## EXERCISE TASK
Exclude the pictures and reproduce the remaining data exactly as written.

## INFORMATION PROVIDED
** begin **

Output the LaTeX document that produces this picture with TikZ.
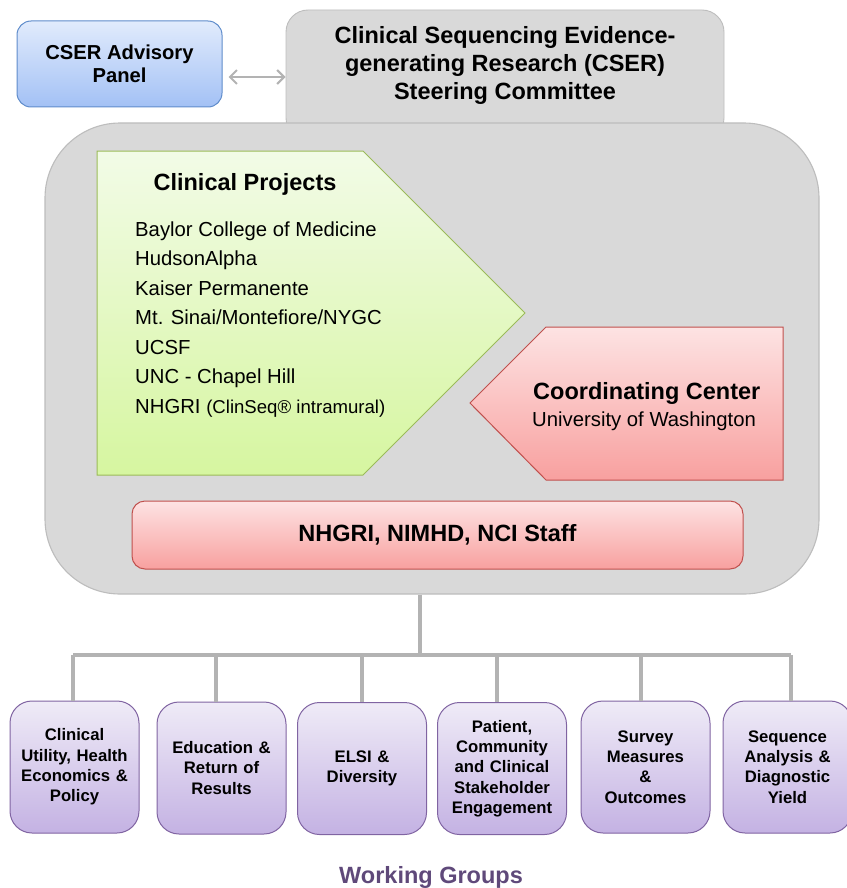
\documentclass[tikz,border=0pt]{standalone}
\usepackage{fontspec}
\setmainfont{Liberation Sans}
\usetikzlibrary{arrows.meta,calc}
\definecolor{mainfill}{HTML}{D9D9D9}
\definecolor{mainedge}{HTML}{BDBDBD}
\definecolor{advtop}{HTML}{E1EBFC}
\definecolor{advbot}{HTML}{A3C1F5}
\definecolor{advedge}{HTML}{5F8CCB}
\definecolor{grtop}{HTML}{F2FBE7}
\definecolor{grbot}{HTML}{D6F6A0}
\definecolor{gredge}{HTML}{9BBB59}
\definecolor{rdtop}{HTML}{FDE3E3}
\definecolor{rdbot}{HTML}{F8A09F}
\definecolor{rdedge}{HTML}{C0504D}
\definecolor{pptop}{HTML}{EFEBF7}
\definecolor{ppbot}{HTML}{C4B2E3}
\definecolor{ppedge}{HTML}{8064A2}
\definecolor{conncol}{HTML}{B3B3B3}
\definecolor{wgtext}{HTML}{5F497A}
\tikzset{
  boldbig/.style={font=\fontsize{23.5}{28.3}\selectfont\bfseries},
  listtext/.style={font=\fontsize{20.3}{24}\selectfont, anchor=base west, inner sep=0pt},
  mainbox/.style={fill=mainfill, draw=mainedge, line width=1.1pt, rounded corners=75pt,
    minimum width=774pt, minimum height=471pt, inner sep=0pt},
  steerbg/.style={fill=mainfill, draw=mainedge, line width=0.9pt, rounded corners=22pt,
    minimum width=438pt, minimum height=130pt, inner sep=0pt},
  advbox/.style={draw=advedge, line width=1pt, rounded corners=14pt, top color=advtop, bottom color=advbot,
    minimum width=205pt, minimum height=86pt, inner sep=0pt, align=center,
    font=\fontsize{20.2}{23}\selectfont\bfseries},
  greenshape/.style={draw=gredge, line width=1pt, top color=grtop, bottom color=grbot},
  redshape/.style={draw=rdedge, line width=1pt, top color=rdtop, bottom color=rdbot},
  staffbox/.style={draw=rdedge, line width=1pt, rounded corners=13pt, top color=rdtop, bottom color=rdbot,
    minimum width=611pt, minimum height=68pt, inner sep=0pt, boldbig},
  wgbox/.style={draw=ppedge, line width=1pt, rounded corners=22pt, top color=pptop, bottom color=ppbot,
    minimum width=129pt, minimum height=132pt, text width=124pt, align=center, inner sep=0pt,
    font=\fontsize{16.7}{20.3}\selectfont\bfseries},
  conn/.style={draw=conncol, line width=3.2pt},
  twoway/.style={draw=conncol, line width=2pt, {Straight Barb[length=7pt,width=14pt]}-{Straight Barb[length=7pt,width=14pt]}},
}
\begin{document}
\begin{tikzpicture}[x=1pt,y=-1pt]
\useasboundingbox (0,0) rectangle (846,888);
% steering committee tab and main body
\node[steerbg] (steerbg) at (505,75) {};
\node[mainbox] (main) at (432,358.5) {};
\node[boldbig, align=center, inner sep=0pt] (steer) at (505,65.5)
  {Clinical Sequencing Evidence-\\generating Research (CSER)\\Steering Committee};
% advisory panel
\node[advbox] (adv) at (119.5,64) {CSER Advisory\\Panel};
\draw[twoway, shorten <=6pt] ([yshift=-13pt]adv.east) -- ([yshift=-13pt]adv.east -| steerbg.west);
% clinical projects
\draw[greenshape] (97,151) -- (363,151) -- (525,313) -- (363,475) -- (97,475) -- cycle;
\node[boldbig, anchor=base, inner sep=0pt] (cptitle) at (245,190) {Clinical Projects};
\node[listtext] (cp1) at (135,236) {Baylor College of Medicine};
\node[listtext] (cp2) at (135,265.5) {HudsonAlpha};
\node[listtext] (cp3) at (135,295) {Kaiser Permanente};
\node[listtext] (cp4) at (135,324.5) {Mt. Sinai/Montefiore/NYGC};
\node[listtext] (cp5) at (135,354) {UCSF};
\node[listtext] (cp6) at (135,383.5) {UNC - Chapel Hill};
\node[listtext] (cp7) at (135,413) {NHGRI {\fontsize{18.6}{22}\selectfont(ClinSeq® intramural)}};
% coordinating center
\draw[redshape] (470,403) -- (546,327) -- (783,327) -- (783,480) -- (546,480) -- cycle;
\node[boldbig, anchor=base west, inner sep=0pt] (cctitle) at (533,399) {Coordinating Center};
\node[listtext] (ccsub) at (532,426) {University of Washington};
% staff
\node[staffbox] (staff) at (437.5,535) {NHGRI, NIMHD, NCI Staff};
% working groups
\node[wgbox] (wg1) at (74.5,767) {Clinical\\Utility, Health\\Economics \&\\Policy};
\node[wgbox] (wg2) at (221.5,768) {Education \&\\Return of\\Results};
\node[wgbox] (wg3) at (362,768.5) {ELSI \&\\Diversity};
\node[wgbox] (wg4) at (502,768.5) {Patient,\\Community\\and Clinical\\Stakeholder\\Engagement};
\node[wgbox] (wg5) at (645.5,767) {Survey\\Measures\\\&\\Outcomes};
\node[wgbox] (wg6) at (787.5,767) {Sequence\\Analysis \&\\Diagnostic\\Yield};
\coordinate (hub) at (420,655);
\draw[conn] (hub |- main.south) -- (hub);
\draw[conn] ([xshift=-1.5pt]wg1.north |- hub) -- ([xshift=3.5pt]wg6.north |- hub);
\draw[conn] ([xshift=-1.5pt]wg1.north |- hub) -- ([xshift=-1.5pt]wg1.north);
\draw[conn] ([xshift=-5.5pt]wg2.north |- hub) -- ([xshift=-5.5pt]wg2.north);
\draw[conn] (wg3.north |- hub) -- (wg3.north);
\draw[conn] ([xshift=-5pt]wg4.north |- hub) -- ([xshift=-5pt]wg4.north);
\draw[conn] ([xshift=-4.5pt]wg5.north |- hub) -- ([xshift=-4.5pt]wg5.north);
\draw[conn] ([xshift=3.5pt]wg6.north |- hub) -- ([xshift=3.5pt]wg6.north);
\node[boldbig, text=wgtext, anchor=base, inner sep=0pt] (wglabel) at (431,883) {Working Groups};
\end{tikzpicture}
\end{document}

** end **

## RIGHT ANSWER
Output the LaTeX document that produces this picture with TikZ.
\documentclass[tikz,border=0pt]{standalone}
\usepackage{fontspec}
\setmainfont{Liberation Sans}
\usetikzlibrary{arrows.meta,calc}
\definecolor{mainfill}{HTML}{D9D9D9}
\definecolor{mainedge}{HTML}{BDBDBD}
\definecolor{advtop}{HTML}{E1EBFC}
\definecolor{advbot}{HTML}{A3C1F5}
\definecolor{advedge}{HTML}{5F8CCB}
\definecolor{grtop}{HTML}{F2FBE7}
\definecolor{grbot}{HTML}{D6F6A0}
\definecolor{gredge}{HTML}{9BBB59}
\definecolor{rdtop}{HTML}{FDE3E3}
\definecolor{rdbot}{HTML}{F8A09F}
\definecolor{rdedge}{HTML}{C0504D}
\definecolor{pptop}{HTML}{EFEBF7}
\definecolor{ppbot}{HTML}{C4B2E3}
\definecolor{ppedge}{HTML}{8064A2}
\definecolor{conncol}{HTML}{B3B3B3}
\definecolor{wgtext}{HTML}{5F497A}
\tikzset{
  boldbig/.style={font=\fontsize{23.5}{28.3}\selectfont\bfseries},
  listtext/.style={font=\fontsize{20.3}{24}\selectfont, anchor=base west, inner sep=0pt},
  mainbox/.style={fill=mainfill, draw=mainedge, line width=1.1pt, rounded corners=75pt,
    minimum width=774pt, minimum height=471pt, inner sep=0pt},
  steerbg/.style={fill=mainfill, draw=mainedge, line width=0.9pt, rounded corners=22pt,
    minimum width=438pt, minimum height=130pt, inner sep=0pt},
  advbox/.style={draw=advedge, line width=1pt, rounded corners=14pt, top color=advtop, bottom color=advbot,
    minimum width=205pt, minimum height=86pt, inner sep=0pt, align=center,
    font=\fontsize{20.2}{23}\selectfont\bfseries},
  greenshape/.style={draw=gredge, line width=1pt, top color=grtop, bottom color=grbot},
  redshape/.style={draw=rdedge, line width=1pt, top color=rdtop, bottom color=rdbot},
  staffbox/.style={draw=rdedge, line width=1pt, rounded corners=13pt, top color=rdtop, bottom color=rdbot,
    minimum width=611pt, minimum height=68pt, inner sep=0pt, boldbig},
  wgbox/.style={draw=ppedge, line width=1pt, rounded corners=22pt, top color=pptop, bottom color=ppbot,
    minimum width=129pt, minimum height=132pt, text width=124pt, align=center, inner sep=0pt,
    font=\fontsize{16.7}{20.3}\selectfont\bfseries},
  conn/.style={draw=conncol, line width=3.2pt},
  twoway/.style={draw=conncol, line width=2pt, {Straight Barb[length=7pt,width=14pt]}-{Straight Barb[length=7pt,width=14pt]}},
}
\begin{document}
\begin{tikzpicture}[x=1pt,y=-1pt]
\useasboundingbox (0,0) rectangle (846,888);
% steering committee tab and main body
\node[steerbg] (steerbg) at (505,75) {};
\node[mainbox] (main) at (432,358.5) {};
\node[boldbig, align=center, inner sep=0pt] (steer) at (505,65.5)
  {Clinical Sequencing Evidence-\\generating Research (CSER)\\Steering Committee};
% advisory panel
\node[advbox] (adv) at (119.5,64) {CSER Advisory\\Panel};
\draw[twoway, shorten <=6pt] ([yshift=-13pt]adv.east) -- ([yshift=-13pt]adv.east -| steerbg.west);
% clinical projects
\draw[greenshape] (97,151) -- (363,151) -- (525,313) -- (363,475) -- (97,475) -- cycle;
\node[boldbig, anchor=base, inner sep=0pt] (cptitle) at (245,190) {Clinical Projects};
\node[listtext] (cp1) at (135,236) {Baylor College of Medicine};
\node[listtext] (cp2) at (135,265.5) {HudsonAlpha};
\node[listtext] (cp3) at (135,295) {Kaiser Permanente};
\node[listtext] (cp4) at (135,324.5) {Mt. Sinai/Montefiore/NYGC};
\node[listtext] (cp5) at (135,354) {UCSF};
\node[listtext] (cp6) at (135,383.5) {UNC - Chapel Hill};
\node[listtext] (cp7) at (135,413) {NHGRI {\fontsize{18.6}{22}\selectfont(ClinSeq® intramural)}};
% coordinating center
\draw[redshape] (470,403) -- (546,327) -- (783,327) -- (783,480) -- (546,480) -- cycle;
\node[boldbig, anchor=base west, inner sep=0pt] (cctitle) at (533,399) {Coordinating Center};
\node[listtext] (ccsub) at (532,426) {University of Washington};
% staff
\node[staffbox] (staff) at (437.5,535) {NHGRI, NIMHD, NCI Staff};
% working groups
\node[wgbox] (wg1) at (74.5,767) {Clinical\\Utility, Health\\Economics \&\\Policy};
\node[wgbox] (wg2) at (221.5,768) {Education \&\\Return of\\Results};
\node[wgbox] (wg3) at (362,768.5) {ELSI \&\\Diversity};
\node[wgbox] (wg4) at (502,768.5) {Patient,\\Community\\and Clinical\\Stakeholder\\Engagement};
\node[wgbox] (wg5) at (645.5,767) {Survey\\Measures\\\&\\Outcomes};
\node[wgbox] (wg6) at (787.5,767) {Sequence\\Analysis \&\\Diagnostic\\Yield};
\coordinate (hub) at (420,655);
\draw[conn] (hub |- main.south) -- (hub);
\draw[conn] ([xshift=-1.5pt]wg1.north |- hub) -- ([xshift=3.5pt]wg6.north |- hub);
\draw[conn] ([xshift=-1.5pt]wg1.north |- hub) -- ([xshift=-1.5pt]wg1.north);
\draw[conn] ([xshift=-5.5pt]wg2.north |- hub) -- ([xshift=-5.5pt]wg2.north);
\draw[conn] (wg3.north |- hub) -- (wg3.north);
\draw[conn] ([xshift=-5pt]wg4.north |- hub) -- ([xshift=-5pt]wg4.north);
\draw[conn] ([xshift=-4.5pt]wg5.north |- hub) -- ([xshift=-4.5pt]wg5.north);
\draw[conn] ([xshift=3.5pt]wg6.north |- hub) -- ([xshift=3.5pt]wg6.north);
\node[boldbig, text=wgtext, anchor=base, inner sep=0pt] (wglabel) at (431,883) {Working Groups};
\end{tikzpicture}
\end{document}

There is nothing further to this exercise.